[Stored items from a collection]

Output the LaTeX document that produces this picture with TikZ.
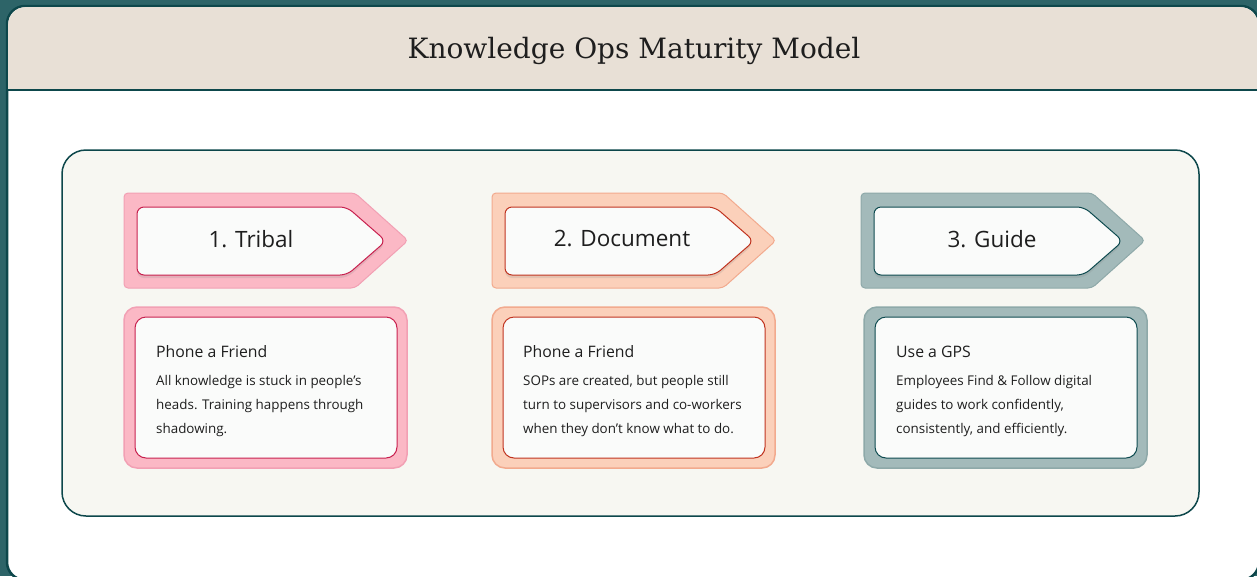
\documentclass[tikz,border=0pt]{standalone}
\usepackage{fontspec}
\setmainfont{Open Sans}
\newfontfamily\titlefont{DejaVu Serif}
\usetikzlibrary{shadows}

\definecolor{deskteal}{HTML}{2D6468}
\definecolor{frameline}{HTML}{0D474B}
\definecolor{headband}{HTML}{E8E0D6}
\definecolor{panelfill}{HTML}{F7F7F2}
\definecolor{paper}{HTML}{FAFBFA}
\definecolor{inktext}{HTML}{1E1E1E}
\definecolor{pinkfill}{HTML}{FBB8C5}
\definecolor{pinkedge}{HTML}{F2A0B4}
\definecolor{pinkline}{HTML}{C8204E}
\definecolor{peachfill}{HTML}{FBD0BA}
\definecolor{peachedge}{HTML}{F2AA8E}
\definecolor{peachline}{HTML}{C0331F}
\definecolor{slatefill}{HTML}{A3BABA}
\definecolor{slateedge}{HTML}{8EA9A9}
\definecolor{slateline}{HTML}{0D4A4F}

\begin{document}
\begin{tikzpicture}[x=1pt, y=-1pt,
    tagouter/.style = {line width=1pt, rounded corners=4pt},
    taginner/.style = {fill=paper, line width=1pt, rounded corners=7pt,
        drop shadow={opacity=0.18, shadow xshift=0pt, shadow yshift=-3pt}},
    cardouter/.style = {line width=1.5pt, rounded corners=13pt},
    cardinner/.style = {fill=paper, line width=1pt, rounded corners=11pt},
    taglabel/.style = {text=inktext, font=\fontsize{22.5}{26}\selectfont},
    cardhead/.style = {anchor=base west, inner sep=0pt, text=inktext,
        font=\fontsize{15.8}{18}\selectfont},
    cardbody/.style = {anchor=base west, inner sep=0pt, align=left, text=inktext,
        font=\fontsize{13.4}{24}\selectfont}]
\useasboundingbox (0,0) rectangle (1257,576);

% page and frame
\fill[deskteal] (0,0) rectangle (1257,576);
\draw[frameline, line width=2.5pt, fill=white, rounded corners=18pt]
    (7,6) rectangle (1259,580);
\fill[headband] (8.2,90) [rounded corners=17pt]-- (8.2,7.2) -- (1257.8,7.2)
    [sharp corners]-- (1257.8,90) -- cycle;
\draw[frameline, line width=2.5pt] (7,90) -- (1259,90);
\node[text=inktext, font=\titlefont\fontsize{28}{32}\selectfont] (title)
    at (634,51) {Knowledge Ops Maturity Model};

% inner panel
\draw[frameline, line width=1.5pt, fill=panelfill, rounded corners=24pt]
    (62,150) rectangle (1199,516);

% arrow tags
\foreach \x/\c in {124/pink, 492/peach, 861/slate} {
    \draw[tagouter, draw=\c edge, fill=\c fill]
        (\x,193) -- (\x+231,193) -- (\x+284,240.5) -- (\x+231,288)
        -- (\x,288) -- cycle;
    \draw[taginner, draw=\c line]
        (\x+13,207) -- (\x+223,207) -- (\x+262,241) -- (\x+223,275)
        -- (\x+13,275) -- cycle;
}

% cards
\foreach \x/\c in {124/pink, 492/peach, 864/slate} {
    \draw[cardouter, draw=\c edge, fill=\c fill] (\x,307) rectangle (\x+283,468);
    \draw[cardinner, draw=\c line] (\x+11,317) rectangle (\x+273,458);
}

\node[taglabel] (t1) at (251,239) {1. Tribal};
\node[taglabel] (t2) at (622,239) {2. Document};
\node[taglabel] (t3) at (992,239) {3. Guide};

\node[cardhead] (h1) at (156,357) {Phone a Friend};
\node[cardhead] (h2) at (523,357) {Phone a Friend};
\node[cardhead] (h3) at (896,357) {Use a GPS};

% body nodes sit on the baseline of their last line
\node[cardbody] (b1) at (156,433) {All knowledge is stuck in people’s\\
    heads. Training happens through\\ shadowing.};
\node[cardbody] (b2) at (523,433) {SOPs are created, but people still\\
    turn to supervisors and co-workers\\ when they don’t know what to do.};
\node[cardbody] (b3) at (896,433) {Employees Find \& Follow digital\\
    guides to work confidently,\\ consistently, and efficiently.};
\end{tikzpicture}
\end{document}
---
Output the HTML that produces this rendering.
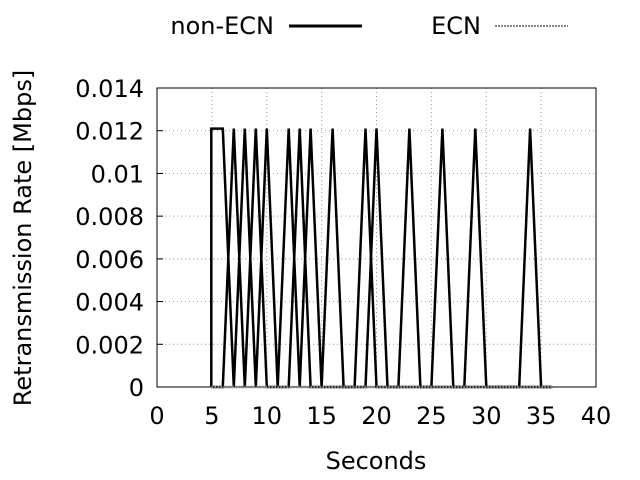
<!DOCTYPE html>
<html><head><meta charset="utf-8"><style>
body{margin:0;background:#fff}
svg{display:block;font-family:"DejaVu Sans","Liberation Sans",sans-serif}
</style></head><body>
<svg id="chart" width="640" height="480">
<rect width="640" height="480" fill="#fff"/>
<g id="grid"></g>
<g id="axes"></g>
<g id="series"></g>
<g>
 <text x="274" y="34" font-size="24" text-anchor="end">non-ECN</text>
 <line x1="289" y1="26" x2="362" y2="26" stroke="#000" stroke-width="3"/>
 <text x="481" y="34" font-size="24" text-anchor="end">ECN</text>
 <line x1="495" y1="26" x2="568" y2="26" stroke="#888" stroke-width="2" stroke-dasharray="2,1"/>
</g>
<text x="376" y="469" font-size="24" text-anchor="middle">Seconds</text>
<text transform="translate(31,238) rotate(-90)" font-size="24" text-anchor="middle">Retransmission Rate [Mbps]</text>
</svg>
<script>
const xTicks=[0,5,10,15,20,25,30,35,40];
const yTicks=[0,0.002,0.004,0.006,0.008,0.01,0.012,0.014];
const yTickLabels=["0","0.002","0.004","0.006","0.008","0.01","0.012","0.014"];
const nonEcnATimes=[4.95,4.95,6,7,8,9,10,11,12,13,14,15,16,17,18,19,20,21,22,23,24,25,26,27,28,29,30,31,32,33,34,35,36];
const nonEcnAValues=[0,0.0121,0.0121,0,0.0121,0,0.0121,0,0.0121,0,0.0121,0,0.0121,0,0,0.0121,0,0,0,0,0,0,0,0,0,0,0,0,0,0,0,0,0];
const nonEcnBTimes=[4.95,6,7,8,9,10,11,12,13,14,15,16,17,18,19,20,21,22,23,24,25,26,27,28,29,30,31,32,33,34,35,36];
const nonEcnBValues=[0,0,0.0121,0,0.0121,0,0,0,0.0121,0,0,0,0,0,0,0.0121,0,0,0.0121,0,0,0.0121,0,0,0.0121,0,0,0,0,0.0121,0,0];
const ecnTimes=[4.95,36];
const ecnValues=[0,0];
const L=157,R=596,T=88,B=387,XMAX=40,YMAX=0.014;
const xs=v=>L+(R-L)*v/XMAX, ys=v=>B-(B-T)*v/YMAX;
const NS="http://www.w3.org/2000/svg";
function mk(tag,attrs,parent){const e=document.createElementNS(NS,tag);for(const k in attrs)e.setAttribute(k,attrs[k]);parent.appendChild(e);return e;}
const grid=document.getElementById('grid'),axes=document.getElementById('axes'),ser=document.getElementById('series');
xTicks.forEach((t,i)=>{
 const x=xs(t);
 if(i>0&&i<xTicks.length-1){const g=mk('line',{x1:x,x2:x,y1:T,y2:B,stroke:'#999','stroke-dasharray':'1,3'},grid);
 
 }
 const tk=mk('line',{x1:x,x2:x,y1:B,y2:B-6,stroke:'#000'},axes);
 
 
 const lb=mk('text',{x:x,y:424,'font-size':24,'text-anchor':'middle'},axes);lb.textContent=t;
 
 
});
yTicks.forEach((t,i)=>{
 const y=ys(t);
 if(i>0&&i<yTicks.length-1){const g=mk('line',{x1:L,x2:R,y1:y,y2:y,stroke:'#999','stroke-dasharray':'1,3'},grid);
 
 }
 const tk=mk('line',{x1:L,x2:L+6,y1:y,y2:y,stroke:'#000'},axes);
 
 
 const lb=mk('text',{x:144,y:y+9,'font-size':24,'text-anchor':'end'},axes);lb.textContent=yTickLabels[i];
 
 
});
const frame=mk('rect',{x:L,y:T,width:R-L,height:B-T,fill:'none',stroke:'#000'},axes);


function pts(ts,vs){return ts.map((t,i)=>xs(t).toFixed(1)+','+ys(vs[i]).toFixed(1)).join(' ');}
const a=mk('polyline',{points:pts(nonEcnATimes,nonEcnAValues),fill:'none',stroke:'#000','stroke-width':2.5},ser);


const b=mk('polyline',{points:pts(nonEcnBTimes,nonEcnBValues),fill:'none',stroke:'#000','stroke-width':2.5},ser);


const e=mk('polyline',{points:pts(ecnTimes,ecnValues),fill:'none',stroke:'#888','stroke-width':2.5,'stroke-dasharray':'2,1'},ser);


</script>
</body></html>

*Exercise instructions:* Extract, without any images, the part of the material above that opens with the line containing "Output the LaTeX" and closes with the line containing "(62,150) rectangle (1199,516);", both lines included.

*Expected output:*
Output the LaTeX document that produces this picture with TikZ.
\documentclass[tikz,border=0pt]{standalone}
\usepackage{fontspec}
\setmainfont{Open Sans}
\newfontfamily\titlefont{DejaVu Serif}
\usetikzlibrary{shadows}

\definecolor{deskteal}{HTML}{2D6468}
\definecolor{frameline}{HTML}{0D474B}
\definecolor{headband}{HTML}{E8E0D6}
\definecolor{panelfill}{HTML}{F7F7F2}
\definecolor{paper}{HTML}{FAFBFA}
\definecolor{inktext}{HTML}{1E1E1E}
\definecolor{pinkfill}{HTML}{FBB8C5}
\definecolor{pinkedge}{HTML}{F2A0B4}
\definecolor{pinkline}{HTML}{C8204E}
\definecolor{peachfill}{HTML}{FBD0BA}
\definecolor{peachedge}{HTML}{F2AA8E}
\definecolor{peachline}{HTML}{C0331F}
\definecolor{slatefill}{HTML}{A3BABA}
\definecolor{slateedge}{HTML}{8EA9A9}
\definecolor{slateline}{HTML}{0D4A4F}

\begin{document}
\begin{tikzpicture}[x=1pt, y=-1pt,
    tagouter/.style = {line width=1pt, rounded corners=4pt},
    taginner/.style = {fill=paper, line width=1pt, rounded corners=7pt,
        drop shadow={opacity=0.18, shadow xshift=0pt, shadow yshift=-3pt}},
    cardouter/.style = {line width=1.5pt, rounded corners=13pt},
    cardinner/.style = {fill=paper, line width=1pt, rounded corners=11pt},
    taglabel/.style = {text=inktext, font=\fontsize{22.5}{26}\selectfont},
    cardhead/.style = {anchor=base west, inner sep=0pt, text=inktext,
        font=\fontsize{15.8}{18}\selectfont},
    cardbody/.style = {anchor=base west, inner sep=0pt, align=left, text=inktext,
        font=\fontsize{13.4}{24}\selectfont}]
\useasboundingbox (0,0) rectangle (1257,576);

% page and frame
\fill[deskteal] (0,0) rectangle (1257,576);
\draw[frameline, line width=2.5pt, fill=white, rounded corners=18pt]
    (7,6) rectangle (1259,580);
\fill[headband] (8.2,90) [rounded corners=17pt]-- (8.2,7.2) -- (1257.8,7.2)
    [sharp corners]-- (1257.8,90) -- cycle;
\draw[frameline, line width=2.5pt] (7,90) -- (1259,90);
\node[text=inktext, font=\titlefont\fontsize{28}{32}\selectfont] (title)
    at (634,51) {Knowledge Ops Maturity Model};

% inner panel
\draw[frameline, line width=1.5pt, fill=panelfill, rounded corners=24pt]
    (62,150) rectangle (1199,516);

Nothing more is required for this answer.